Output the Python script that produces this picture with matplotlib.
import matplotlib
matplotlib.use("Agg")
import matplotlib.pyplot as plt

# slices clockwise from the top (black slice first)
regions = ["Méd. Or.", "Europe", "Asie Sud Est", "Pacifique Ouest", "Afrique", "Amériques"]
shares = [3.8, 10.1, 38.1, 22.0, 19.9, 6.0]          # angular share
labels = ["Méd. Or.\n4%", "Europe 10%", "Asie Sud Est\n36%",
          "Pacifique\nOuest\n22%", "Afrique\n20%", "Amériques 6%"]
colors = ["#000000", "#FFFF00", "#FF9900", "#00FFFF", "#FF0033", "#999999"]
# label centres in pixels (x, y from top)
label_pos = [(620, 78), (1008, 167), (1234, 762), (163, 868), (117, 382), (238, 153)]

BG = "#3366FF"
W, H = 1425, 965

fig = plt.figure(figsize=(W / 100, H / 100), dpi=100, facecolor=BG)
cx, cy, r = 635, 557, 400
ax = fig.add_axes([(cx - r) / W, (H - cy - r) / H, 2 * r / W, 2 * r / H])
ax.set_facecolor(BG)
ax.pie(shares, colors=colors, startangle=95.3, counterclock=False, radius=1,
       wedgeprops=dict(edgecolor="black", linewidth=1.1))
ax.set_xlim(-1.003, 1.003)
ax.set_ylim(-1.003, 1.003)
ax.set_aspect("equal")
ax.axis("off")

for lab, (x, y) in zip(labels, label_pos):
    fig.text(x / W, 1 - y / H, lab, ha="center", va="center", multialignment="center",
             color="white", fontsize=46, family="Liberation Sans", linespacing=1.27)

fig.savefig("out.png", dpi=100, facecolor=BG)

--

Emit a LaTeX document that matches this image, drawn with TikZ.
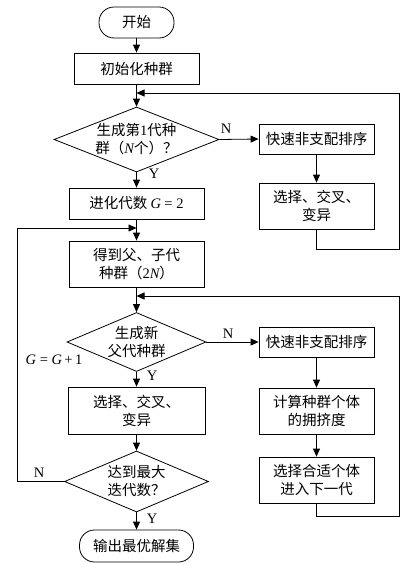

* * *

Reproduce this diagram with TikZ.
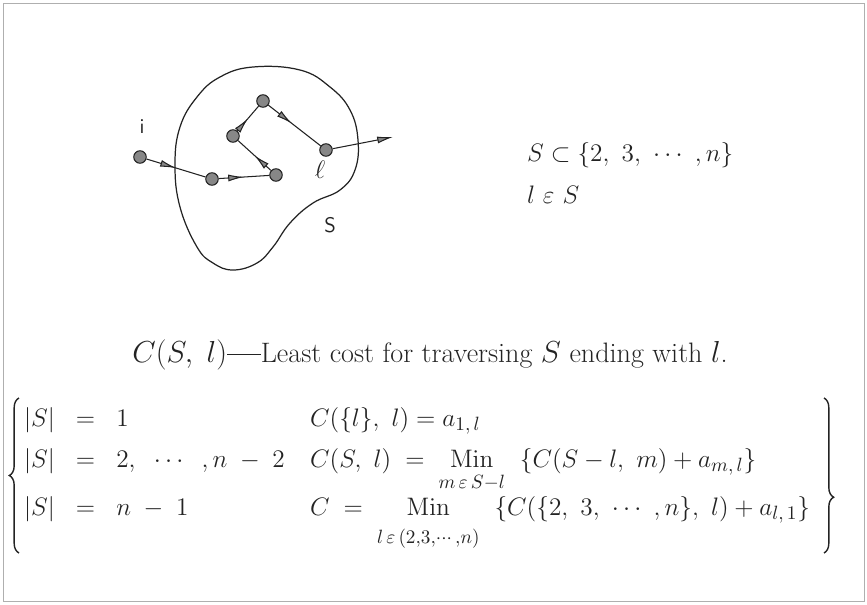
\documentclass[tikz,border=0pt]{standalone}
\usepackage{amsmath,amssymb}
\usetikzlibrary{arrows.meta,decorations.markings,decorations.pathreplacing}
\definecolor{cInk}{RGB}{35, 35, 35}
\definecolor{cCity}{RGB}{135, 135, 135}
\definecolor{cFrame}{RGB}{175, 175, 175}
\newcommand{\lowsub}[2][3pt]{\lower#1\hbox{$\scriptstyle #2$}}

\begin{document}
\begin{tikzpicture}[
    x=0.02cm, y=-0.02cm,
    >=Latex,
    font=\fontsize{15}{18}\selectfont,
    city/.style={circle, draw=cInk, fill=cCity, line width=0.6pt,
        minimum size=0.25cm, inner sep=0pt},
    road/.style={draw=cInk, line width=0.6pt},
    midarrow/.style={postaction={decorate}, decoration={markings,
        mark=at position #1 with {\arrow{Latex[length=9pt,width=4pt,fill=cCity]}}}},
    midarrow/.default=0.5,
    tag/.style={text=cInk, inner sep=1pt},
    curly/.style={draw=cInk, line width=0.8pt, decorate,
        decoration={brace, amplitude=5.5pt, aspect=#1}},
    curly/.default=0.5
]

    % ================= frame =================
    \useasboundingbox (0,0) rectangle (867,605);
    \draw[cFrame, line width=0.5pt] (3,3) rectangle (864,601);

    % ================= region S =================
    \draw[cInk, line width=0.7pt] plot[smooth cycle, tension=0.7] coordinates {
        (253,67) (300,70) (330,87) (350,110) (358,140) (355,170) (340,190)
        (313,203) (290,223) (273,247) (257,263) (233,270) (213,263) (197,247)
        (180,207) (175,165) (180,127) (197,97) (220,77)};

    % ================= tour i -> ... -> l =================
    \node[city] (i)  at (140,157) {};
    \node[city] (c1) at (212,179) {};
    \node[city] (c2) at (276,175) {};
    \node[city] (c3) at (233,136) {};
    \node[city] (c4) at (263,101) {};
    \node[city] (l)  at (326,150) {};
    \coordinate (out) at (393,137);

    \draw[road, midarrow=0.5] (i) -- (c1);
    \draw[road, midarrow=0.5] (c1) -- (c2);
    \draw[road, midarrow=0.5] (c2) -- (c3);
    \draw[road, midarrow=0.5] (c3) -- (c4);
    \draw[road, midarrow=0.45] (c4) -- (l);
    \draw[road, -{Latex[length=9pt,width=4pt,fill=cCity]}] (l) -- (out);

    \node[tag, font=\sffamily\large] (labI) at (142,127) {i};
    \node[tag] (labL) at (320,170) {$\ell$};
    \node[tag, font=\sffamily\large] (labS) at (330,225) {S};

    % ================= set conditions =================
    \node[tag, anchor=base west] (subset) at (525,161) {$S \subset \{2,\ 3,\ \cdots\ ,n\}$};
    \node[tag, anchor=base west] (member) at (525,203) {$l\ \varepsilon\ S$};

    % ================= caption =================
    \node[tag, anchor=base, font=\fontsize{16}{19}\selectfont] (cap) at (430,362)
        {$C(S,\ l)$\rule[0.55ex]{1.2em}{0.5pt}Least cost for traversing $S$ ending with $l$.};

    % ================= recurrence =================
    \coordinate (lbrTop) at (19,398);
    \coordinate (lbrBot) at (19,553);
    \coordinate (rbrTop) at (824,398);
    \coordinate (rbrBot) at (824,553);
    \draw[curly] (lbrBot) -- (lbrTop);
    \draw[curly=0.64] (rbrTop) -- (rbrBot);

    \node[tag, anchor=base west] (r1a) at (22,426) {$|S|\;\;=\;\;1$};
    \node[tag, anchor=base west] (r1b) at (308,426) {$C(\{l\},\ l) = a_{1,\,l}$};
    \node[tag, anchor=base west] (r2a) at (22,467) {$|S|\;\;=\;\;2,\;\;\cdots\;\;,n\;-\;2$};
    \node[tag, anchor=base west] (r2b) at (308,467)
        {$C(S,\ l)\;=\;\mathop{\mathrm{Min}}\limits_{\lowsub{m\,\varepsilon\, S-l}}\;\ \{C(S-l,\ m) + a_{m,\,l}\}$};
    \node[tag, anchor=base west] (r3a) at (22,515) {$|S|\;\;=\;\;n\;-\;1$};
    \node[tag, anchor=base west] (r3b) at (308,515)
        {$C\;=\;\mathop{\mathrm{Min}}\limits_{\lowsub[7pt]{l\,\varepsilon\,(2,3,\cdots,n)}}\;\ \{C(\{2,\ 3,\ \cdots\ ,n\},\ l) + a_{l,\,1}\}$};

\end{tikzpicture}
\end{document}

▶ _Exercise details_: Repeat the entries above verbatim, but only from the line that has "Output the Python" down to the line that has "W, H = 1425, 965", inclusive.

▶ _The output_:
Output the Python script that produces this picture with matplotlib.
import matplotlib
matplotlib.use("Agg")
import matplotlib.pyplot as plt

# slices clockwise from the top (black slice first)
regions = ["Méd. Or.", "Europe", "Asie Sud Est", "Pacifique Ouest", "Afrique", "Amériques"]
shares = [3.8, 10.1, 38.1, 22.0, 19.9, 6.0]          # angular share
labels = ["Méd. Or.\n4%", "Europe 10%", "Asie Sud Est\n36%",
          "Pacifique\nOuest\n22%", "Afrique\n20%", "Amériques 6%"]
colors = ["#000000", "#FFFF00", "#FF9900", "#00FFFF", "#FF0033", "#999999"]
# label centres in pixels (x, y from top)
label_pos = [(620, 78), (1008, 167), (1234, 762), (163, 868), (117, 382), (238, 153)]

BG = "#3366FF"
W, H = 1425, 965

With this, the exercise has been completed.